Reaction in the press and the pulpit was mostly negative. The New York Herald published the entirety of the Declaration of Sentiments, intending to mock it. Stanton took the pragmatic view that any publicity was good publicity, and remarked: "Just what I wanted! Imagine the publicity given to our ideas by thus appearing in a widely circulated sheet like the Herald. It will start women thinking, and men too; and when men and women think about a new question, the first step in progress is taken."
The Oneida Whig wrote: "This bolt is the most shocking and unnatural incident ever recorded in the history of womanity. If our ladies will insist on voting and legislating, where, gentlemen, will be our dinners and our elbows? Where our domestic firesides and the holes in our stockings?"

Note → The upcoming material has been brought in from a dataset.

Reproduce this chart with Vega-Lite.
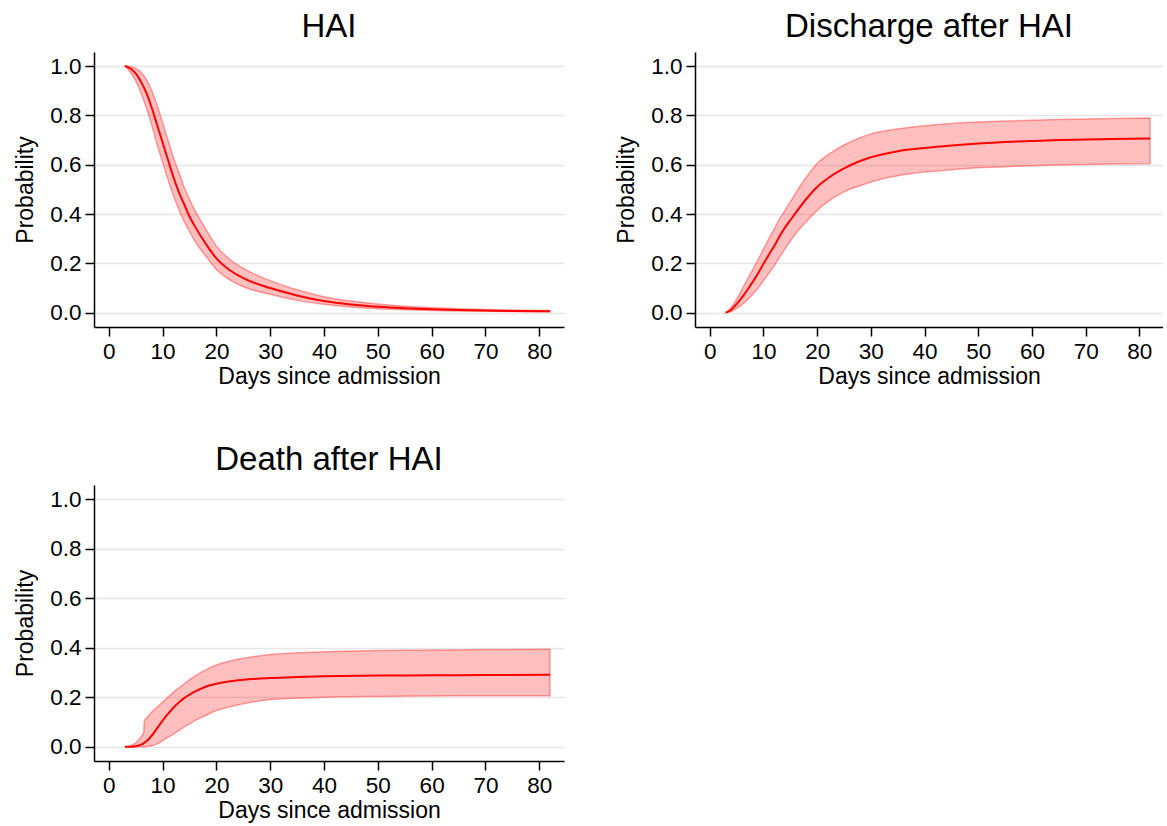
{
  "$schema": "https://vega.github.io/schema/vega-lite/v6.json",
  "background": "white",
  "padding": {"left": 14, "top": 11, "right": 0, "bottom": 0},
  "spacing": {"row": 55, "column": 51},
  "config": {
    "font": "Liberation Sans",
    "view": {"stroke": null},
    "title": {"fontSize": 33, "fontWeight": "normal", "color": "black", "anchor": "middle", "offset": 8},
    "axis": {
      "labelFontSize": 22.5,
      "titleFontSize": 23,
      "titleFontWeight": "normal",
      "labelColor": "black",
      "titleColor": "black",
      "domainColor": "black",
      "tickColor": "black",
      "domainWidth": 1.5,
      "tickWidth": 1.5,
      "tickSize": 9,
      "labelPadding": 4
    },
    "axisX": {"grid": false, "titlePadding": 3},
    "axisY": {"gridColor": "#e6e6e6", "gridWidth": 1.5, "titlePadding": 12}
  },
  "datasets": {
    "hai": [
      {"day": 3, "est": 1.0, "lo": 1.0, "hi": 1.0},
      {"day": 4, "est": 0.99, "lo": 0.975, "hi": 0.998},
      {"day": 5, "est": 0.97, "lo": 0.94, "hi": 0.99},
      {"day": 6, "est": 0.935, "lo": 0.89, "hi": 0.975},
      {"day": 7, "est": 0.89, "lo": 0.83, "hi": 0.945},
      {"day": 8, "est": 0.83, "lo": 0.76, "hi": 0.9},
      {"day": 9, "est": 0.76, "lo": 0.68, "hi": 0.84},
      {"day": 10, "est": 0.69, "lo": 0.61, "hi": 0.77},
      {"day": 11, "est": 0.62, "lo": 0.54, "hi": 0.7},
      {"day": 12, "est": 0.55, "lo": 0.475, "hi": 0.63},
      {"day": 13, "est": 0.49, "lo": 0.42, "hi": 0.57},
      {"day": 14, "est": 0.44, "lo": 0.37, "hi": 0.51},
      {"day": 15, "est": 0.39, "lo": 0.33, "hi": 0.46},
      {"day": 16, "est": 0.35, "lo": 0.29, "hi": 0.415},
      {"day": 18, "est": 0.28, "lo": 0.23, "hi": 0.34},
      {"day": 20, "est": 0.22, "lo": 0.175, "hi": 0.27},
      {"day": 22, "est": 0.18, "lo": 0.14, "hi": 0.225},
      {"day": 25, "est": 0.14, "lo": 0.105, "hi": 0.18},
      {"day": 30, "est": 0.1, "lo": 0.075, "hi": 0.13},
      {"day": 35, "est": 0.07, "lo": 0.05, "hi": 0.093},
      {"day": 40, "est": 0.047, "lo": 0.034, "hi": 0.065},
      {"day": 45, "est": 0.033, "lo": 0.023, "hi": 0.047},
      {"day": 50, "est": 0.024, "lo": 0.016, "hi": 0.035},
      {"day": 55, "est": 0.018, "lo": 0.012, "hi": 0.026},
      {"day": 60, "est": 0.014, "lo": 0.009, "hi": 0.02},
      {"day": 65, "est": 0.011, "lo": 0.007, "hi": 0.016},
      {"day": 70, "est": 0.009, "lo": 0.006, "hi": 0.013},
      {"day": 75, "est": 0.007, "lo": 0.005, "hi": 0.011},
      {"day": 82, "est": 0.006, "lo": 0.004, "hi": 0.009}
    ],
    "discharge": [
      {"day": 3, "est": 0.0, "lo": 0.0, "hi": 0.0},
      {"day": 4, "est": 0.012, "lo": 0.005, "hi": 0.022},
      {"day": 5, "est": 0.035, "lo": 0.018, "hi": 0.055},
      {"day": 6, "est": 0.062, "lo": 0.033, "hi": 0.095},
      {"day": 7, "est": 0.092, "lo": 0.052, "hi": 0.135},
      {"day": 8, "est": 0.125, "lo": 0.075, "hi": 0.175},
      {"day": 9, "est": 0.16, "lo": 0.1, "hi": 0.215},
      {"day": 10, "est": 0.198, "lo": 0.13, "hi": 0.258},
      {"day": 11, "est": 0.235, "lo": 0.16, "hi": 0.3},
      {"day": 12, "est": 0.27, "lo": 0.19, "hi": 0.34},
      {"day": 13, "est": 0.31, "lo": 0.225, "hi": 0.38},
      {"day": 14, "est": 0.345, "lo": 0.258, "hi": 0.415},
      {"day": 15, "est": 0.375, "lo": 0.29, "hi": 0.45},
      {"day": 16, "est": 0.405, "lo": 0.32, "hi": 0.485},
      {"day": 18, "est": 0.462, "lo": 0.37, "hi": 0.55},
      {"day": 20, "est": 0.51, "lo": 0.415, "hi": 0.605},
      {"day": 22, "est": 0.545, "lo": 0.45, "hi": 0.64},
      {"day": 25, "est": 0.585, "lo": 0.49, "hi": 0.68},
      {"day": 28, "est": 0.615, "lo": 0.515, "hi": 0.71},
      {"day": 30, "est": 0.63, "lo": 0.53, "hi": 0.725},
      {"day": 35, "est": 0.655, "lo": 0.555, "hi": 0.745},
      {"day": 40, "est": 0.668, "lo": 0.57, "hi": 0.758},
      {"day": 45, "est": 0.678, "lo": 0.58, "hi": 0.767},
      {"day": 50, "est": 0.686, "lo": 0.588, "hi": 0.773},
      {"day": 55, "est": 0.692, "lo": 0.592, "hi": 0.777},
      {"day": 60, "est": 0.696, "lo": 0.596, "hi": 0.78},
      {"day": 65, "est": 0.7, "lo": 0.599, "hi": 0.783},
      {"day": 70, "est": 0.702, "lo": 0.601, "hi": 0.785},
      {"day": 75, "est": 0.704, "lo": 0.603, "hi": 0.787},
      {"day": 82, "est": 0.706, "lo": 0.604, "hi": 0.789}
    ],
    "death": [
      {"day": 3, "est": 0.0, "lo": 0.0, "hi": 0.0},
      {"day": 4, "est": 0.0, "lo": 0.0, "hi": 0.003},
      {"day": 5, "est": 0.002, "lo": 0.0, "hi": 0.015},
      {"day": 6, "est": 0.008, "lo": 0.0, "hi": 0.04},
      {"day": 6.5, "est": 0.014, "lo": 0.0, "hi": 0.058},
      {"day": 6.6, "est": 0.016, "lo": 0.0, "hi": 0.105},
      {"day": 7, "est": 0.022, "lo": 0.001, "hi": 0.115},
      {"day": 8, "est": 0.045, "lo": 0.004, "hi": 0.14},
      {"day": 9, "est": 0.075, "lo": 0.011, "hi": 0.16},
      {"day": 10, "est": 0.105, "lo": 0.024, "hi": 0.18},
      {"day": 11, "est": 0.132, "lo": 0.038, "hi": 0.2},
      {"day": 12, "est": 0.157, "lo": 0.05, "hi": 0.22},
      {"day": 13, "est": 0.178, "lo": 0.065, "hi": 0.237},
      {"day": 14, "est": 0.196, "lo": 0.079, "hi": 0.254},
      {"day": 15, "est": 0.21, "lo": 0.092, "hi": 0.27},
      {"day": 16, "est": 0.222, "lo": 0.105, "hi": 0.285},
      {"day": 18, "est": 0.242, "lo": 0.126, "hi": 0.31},
      {"day": 20, "est": 0.254, "lo": 0.146, "hi": 0.33},
      {"day": 22, "est": 0.262, "lo": 0.158, "hi": 0.343},
      {"day": 25, "est": 0.27, "lo": 0.173, "hi": 0.357},
      {"day": 30, "est": 0.277, "lo": 0.19, "hi": 0.372},
      {"day": 35, "est": 0.281, "lo": 0.196, "hi": 0.379},
      {"day": 40, "est": 0.284, "lo": 0.2, "hi": 0.383},
      {"day": 50, "est": 0.287, "lo": 0.203, "hi": 0.388},
      {"day": 60, "est": 0.288, "lo": 0.205, "hi": 0.39},
      {"day": 70, "est": 0.289, "lo": 0.206, "hi": 0.392},
      {"day": 82, "est": 0.29, "lo": 0.206, "hi": 0.393}
    ]
  },
  "columns": 2,
  "concat": [
    {
      "title": "HAI",
      "width": 470,
      "height": 275,
      "data": {"name": "hai"},
      "layer": [
        {
          "mark": {"type": "area", "interpolate": "monotone", "fill": "red", "fillOpacity": 0.25, "stroke": "red", "strokeOpacity": 0.35, "strokeWidth": 1.5},
          "encoding": {
            "x": {"field": "day", "type": "quantitative", "scale": {"domain": [-2.75, 84.6], "nice": false, "zero": false}, "axis": {"values": [0, 10, 20, 30, 40, 50, 60, 70, 80], "title": "Days since admission"}},
            "y": {"field": "lo", "type": "quantitative", "scale": {"domain": [-0.058, 1.057], "nice": false, "zero": false}, "axis": {"values": [0, 0.2, 0.4, 0.6, 0.8, 1.0], "format": ".1f", "title": "Probability"}},
            "y2": {"field": "hi"}
          }
        },
        {
          "mark": {"type": "line", "interpolate": "monotone", "color": "red", "strokeWidth": 2},
          "encoding": {
            "x": {"field": "day", "type": "quantitative"},
            "y": {"field": "est", "type": "quantitative"}
          }
        }
      ]
    },
    {
      "title": "Discharge after HAI",
      "width": 468,
      "height": 275,
      "data": {"name": "discharge"},
      "layer": [
        {
          "mark": {"type": "area", "interpolate": "monotone", "fill": "red", "fillOpacity": 0.25, "stroke": "red", "strokeOpacity": 0.35, "strokeWidth": 1.5},
          "encoding": {
            "x": {"field": "day", "type": "quantitative", "scale": {"domain": [-2.75, 84.4], "nice": false, "zero": false}, "axis": {"values": [0, 10, 20, 30, 40, 50, 60, 70, 80], "title": "Days since admission"}},
            "y": {"field": "lo", "type": "quantitative", "scale": {"domain": [-0.058, 1.057], "nice": false, "zero": false}, "axis": {"values": [0, 0.2, 0.4, 0.6, 0.8, 1.0], "format": ".1f", "title": "Probability"}},
            "y2": {"field": "hi"}
          }
        },
        {
          "mark": {"type": "line", "interpolate": "monotone", "color": "red", "strokeWidth": 2},
          "encoding": {
            "x": {"field": "day", "type": "quantitative"},
            "y": {"field": "est", "type": "quantitative"}
          }
        }
      ]
    },
    {
      "title": "Death after HAI",
      "width": 470,
      "height": 276,
      "data": {"name": "death"},
      "layer": [
        {
          "mark": {"type": "area", "interpolate": "monotone", "fill": "red", "fillOpacity": 0.25, "stroke": "red", "strokeOpacity": 0.35, "strokeWidth": 1.5},
          "encoding": {
            "x": {"field": "day", "type": "quantitative", "scale": {"domain": [-2.75, 84.6], "nice": false, "zero": false}, "axis": {"values": [0, 10, 20, 30, 40, 50, 60, 70, 80], "title": "Days since admission"}},
            "y": {"field": "lo", "type": "quantitative", "scale": {"domain": [-0.058, 1.057], "nice": false, "zero": false}, "axis": {"values": [0, 0.2, 0.4, 0.6, 0.8, 1.0], "format": ".1f", "title": "Probability"}},
            "y2": {"field": "hi"}
          }
        },
        {
          "mark": {"type": "line", "interpolate": "monotone", "color": "red", "strokeWidth": 2},
          "encoding": {
            "x": {"field": "day", "type": "quantitative"},
            "y": {"field": "est", "type": "quantitative"}
          }
        }
      ]
    }
  ]
}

Philadelphia's Public Ledger and Daily Transcript declared: "A woman is nobody. A wife is everything. The ladies of Philadelphia ... are resolved to maintain their rights as Wives, Belles, Virgins and Mothers."
And the Albany Mechanic's Advocate claimed that equal rights would "demoralize and degrade [women] from their high sphere and noble destiny, ... and prove a monstrous injury to all mankind."
In response, Douglass wrote in The North Star: "A discussion of the rights of animals would be regarded with far more complacency by many of what are called the wise and the good of our land, than would be a discussion of the rights of woman."
Later in her life, Elizabeth Cady Stanton wrote in her diary, "We are sowing winter wheat which the coming spring will see sprout and which other hands than ours will reap and enjoy." It would be 72 years before women would be granted the right to vote. Only one of the signers of the original Declaration of Sentiments was still living in 1920. Charlotte Woodward, who had been 19 and working in a glove factory in 1848, was too ill to cast her ballot.